Cette possible hausse de la demande a été envisagée par le gouvernement : « On est au courant qu’il va y avoir une augmentation de la demande, donc on va travailler très rapidement sur l’accessibilité des places et sur la qualité, en plus de revoir les certifications et le soutien qu’on veut mettre en place », explique Julie Ménard, analyste des communications au ministère de la Santé et des Affaires sociales du Yukon.

La reconnaissance des diplômes comme cheval de bataille

La nécessité de reconnaitre les diplômes des éducatrices de la petite enfance est une demande qui a été adressée à maintes reprises par les garderies et services de garde du territoire : « Présentement, on y va au cas par cas, ce n’est pas bien fait et ce n’est pas fait de façon juste. Ça fait que les éducatrices ne sont pas payées au niveau qu’elles méritent. C’est le morceau qui manque », soutient Ketsia Houde-McLennan. La Garderie du petit cheval blanc, qui compte d’ailleurs beaucoup sur l’embauche à l’international, fait régulièrement face à ce défi.

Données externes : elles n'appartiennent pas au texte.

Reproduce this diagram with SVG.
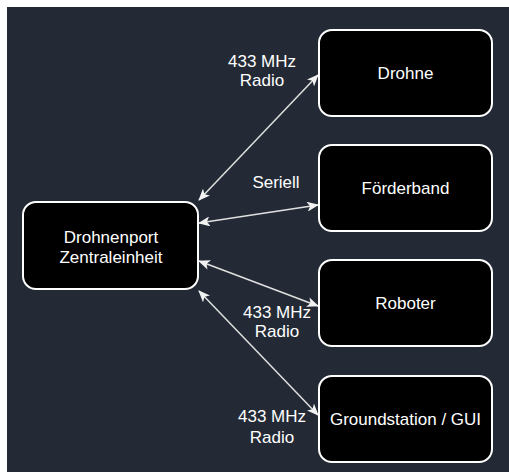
<svg xmlns="http://www.w3.org/2000/svg" width="509" height="472" viewBox="0 0 509 472">
<style>
.node rect{fill:#000;stroke:#fff;stroke-width:2}
text{font-family:"Liberation Sans",Arial,sans-serif;font-size:17px;fill:#fff;text-anchor:middle}
.edge{stroke:#e0e0e0;stroke-width:1.5;fill:none;marker-start:url(#arr);marker-end:url(#arr)}
</style>
<defs>
<marker id="arr" viewBox="0 0 12 10" refX="11" refY="5" markerWidth="12" markerHeight="10" markerUnits="userSpaceOnUse" orient="auto-start-reverse">
<path d="M0,0 L12,5 L0,10 L3,5 Z" fill="#f2f2f2"/>
</marker>
</defs>
<rect x="0" y="0" width="509" height="472" fill="#fff"/>
<rect x="7" y="7" width="502" height="465" fill="#232a35"/>
<g id="connectors">
<line class="edge" x1="199" y1="200" x2="318" y2="75"/>
<line class="edge" x1="199" y1="223" x2="318" y2="205"/>
<line class="edge" x1="199" y1="261" x2="318" y2="306"/>
<line class="edge" x1="199" y1="291" x2="318" y2="415"/>
<text x="262" y="67">433 MHz</text>
<text x="262" y="86">Radio</text>
<text x="276" y="188">Seriell</text>
<text x="277" y="318">433 MHz</text>
<text x="277" y="337">Radio</text>
<text x="272" y="422">433 MHz</text>
<text x="272" y="443">Radio</text>
</g>
<g id="drohnenport" class="node">
<rect x="23" y="202" width="175" height="87" rx="13"/>
<text x="111" y="243">Drohnenport</text>
<text x="111" y="263">Zentraleinheit</text>
</g>
<g id="drohne" class="node">
<rect x="319" y="30" width="173" height="86" rx="13"/>
<text x="405.5" y="79">Drohne</text>
</g>
<g id="foerderband" class="node">
<rect x="319" y="145" width="173" height="86" rx="13"/>
<text x="405.5" y="194">Förderband</text>
</g>
<g id="roboter" class="node">
<rect x="319" y="260" width="173" height="86" rx="13"/>
<text x="405.5" y="309">Roboter</text>
</g>
<g id="groundstation" class="node">
<rect x="319" y="376" width="173" height="86" rx="13"/>
<text x="405.5" y="425">Groundstation / GUI</text>
</g>
</svg>
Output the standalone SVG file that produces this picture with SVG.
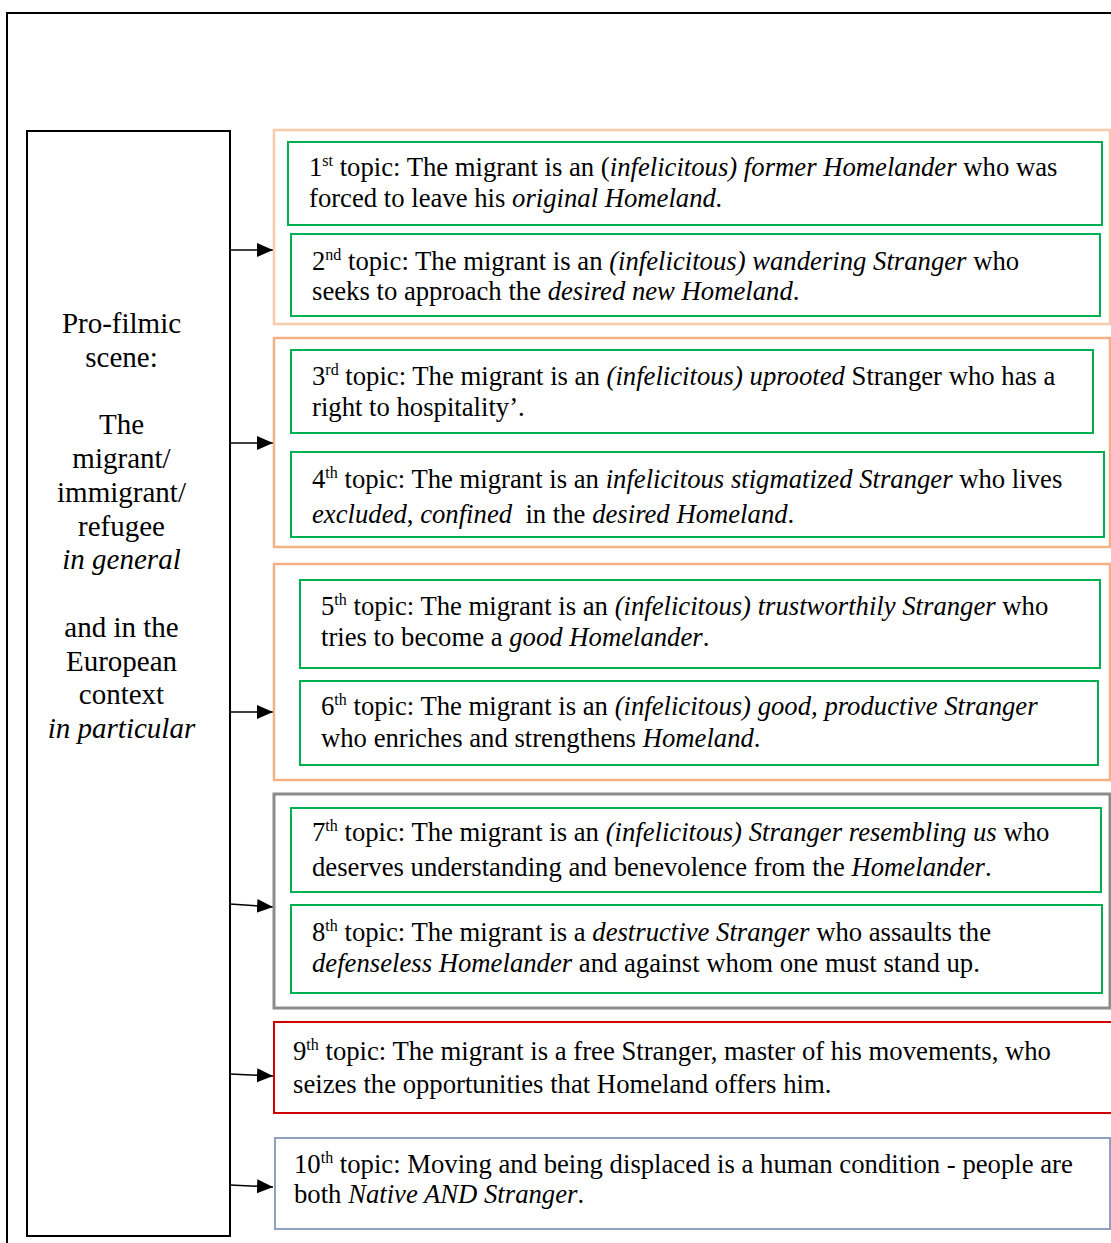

Au niveau national, Céline Yergeau explique avoir déjà formulé la demande d’unifier la formation en petite enfance à travers le Canada pour faciliter la reconnaissance des acquis. Jocelyne Isabelle aimerait qu’ une offre de formation en français au Yukon soit disponible : « En ce moment, il n’y en a pas, mais on sait que ça s’en vient. » Elle se dit satisfaite des échanges avec le gouvernement et des consultations qui ont mené au financement, même si le mois de mars ne sera pas de tout repos.